### Recorded data
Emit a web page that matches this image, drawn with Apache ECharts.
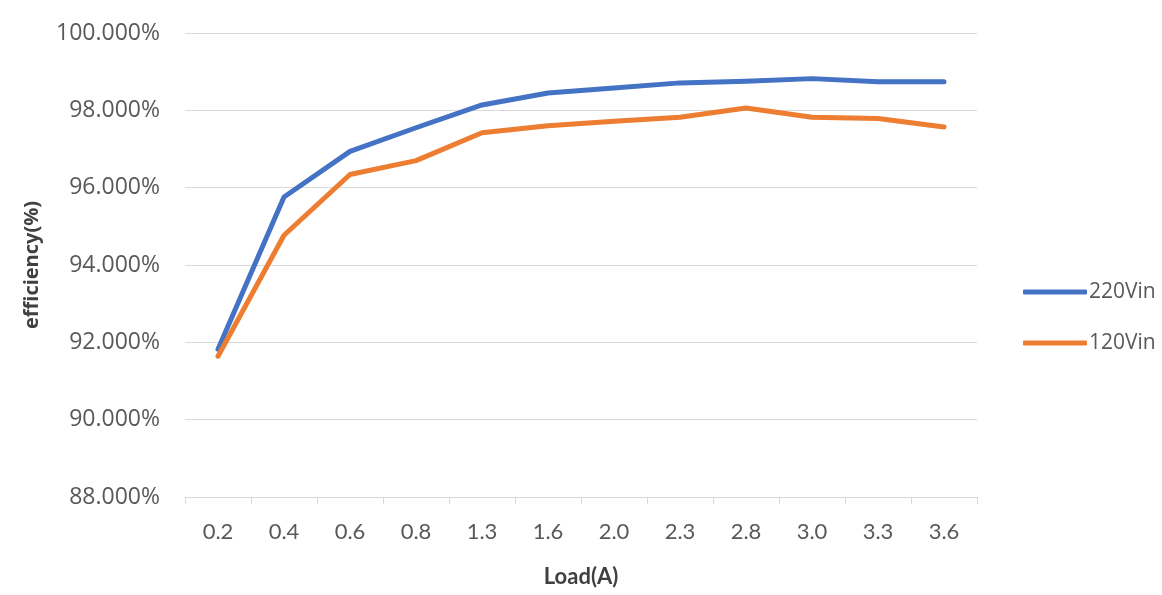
<!DOCTYPE html>
<html>
<head>
<meta charset="utf-8">
<script src="https://cdn.jsdelivr.net/npm/echarts@6/dist/echarts.min.js"></script>
<style>html,body{margin:0;padding:0;background:#fff}#c{width:1162px;height:595px}</style>
</head>
<body>
<div id="c"></div>
<script>
const categories = ['0.2','0.4','0.6','0.8','1.3','1.6','2.0','2.3','2.8','3.0','3.3','3.6'];
const vin220 = [91.82, 95.76, 96.94, 97.55, 98.14, 98.45, 98.58, 98.71, 98.75, 98.82, 98.74, 98.74];
const vin120 = [91.64, 94.77, 96.34, 96.70, 97.42, 97.60, 97.72, 97.82, 98.06, 97.82, 97.79, 97.57];
const seriesNames = ['220Vin', '120Vin'];
const yTicks = { min: 88, max: 100, interval: 2 };

const chart = echarts.init(document.getElementById('c'), null, { renderer: 'canvas' });
chart.setOption({
  backgroundColor: '#ffffff',
  animation: false,
  grid: { left: 185, right: 185, top: 33, bottom: 98, containLabel: false },
  legend: {
    orient: 'vertical',
    left: 1018,
    top: 276,
    itemWidth: 64,
    itemHeight: 5,
    itemGap: 29,
    icon: 'roundRect',
    textStyle: { fontFamily: 'Open Sans', fontSize: 21, color: '#595959', padding: [0, 0, 0, -3], lineHeight: 22 },
    data: seriesNames
  },
  xAxis: {
    type: 'category',
    data: categories,
    boundaryGap: true,
    name: 'Load(A)',
    nameLocation: 'middle',
    nameGap: 69,
    nameTextStyle: { fontFamily: 'Lato', fontWeight: 'bold', fontSize: 22, color: '#404040' },
    axisLine: { lineStyle: { color: '#d9d9d9', width: 1 } },
    axisTick: { show: true, alignWithLabel: false, length: 7, lineStyle: { color: '#d9d9d9' } },
    axisLabel: { fontFamily: 'Lato', fontSize: 22, color: '#595959', margin: 24 }
  },
  yAxis: {
    type: 'value',
    min: yTicks.min,
    max: yTicks.max,
    interval: yTicks.interval,
    name: 'efficiency(%)',
    nameLocation: 'middle',
    nameGap: 143,
    nameRotate: 90,
    nameTextStyle: { fontFamily: 'Open Sans', fontWeight: 'bold', fontSize: 20, color: '#404040' },
    axisLine: { show: false },
    axisTick: { show: false },
    splitLine: { lineStyle: { color: '#d9d9d9', width: 1 } },
    axisLabel: {
      fontFamily: 'Open Sans', fontSize: 23, color: '#595959', margin: 25,
      formatter: v => v.toFixed(3) + '%'
    }
  },
  series: [
    { name: seriesNames[0], type: 'line', data: vin220, symbol: 'none', lineStyle: { color: '#4472C4', width: 5, cap: 'round', join: 'round' }, itemStyle: { color: '#4472C4' } },
    { name: seriesNames[1], type: 'line', data: vin120, symbol: 'none', lineStyle: { color: '#ED7D31', width: 5, cap: 'round', join: 'round' }, itemStyle: { color: '#ED7D31' } }
  ]
});
</script>
</body>
</html>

### What you need to do
Print the data above verbatim from the first line through the line holding "100, interval: 2", leaving every picture out.

### Reply to the exercise
Emit a web page that matches this image, drawn with Apache ECharts.
<!DOCTYPE html>
<html>
<head>
<meta charset="utf-8">
<script src="https://cdn.jsdelivr.net/npm/echarts@6/dist/echarts.min.js"></script>
<style>html,body{margin:0;padding:0;background:#fff}#c{width:1162px;height:595px}</style>
</head>
<body>
<div id="c"></div>
<script>
const categories = ['0.2','0.4','0.6','0.8','1.3','1.6','2.0','2.3','2.8','3.0','3.3','3.6'];
const vin220 = [91.82, 95.76, 96.94, 97.55, 98.14, 98.45, 98.58, 98.71, 98.75, 98.82, 98.74, 98.74];
const vin120 = [91.64, 94.77, 96.34, 96.70, 97.42, 97.60, 97.72, 97.82, 98.06, 97.82, 97.79, 97.57];
const seriesNames = ['220Vin', '120Vin'];
const yTicks = { min: 88, max: 100, interval: 2 };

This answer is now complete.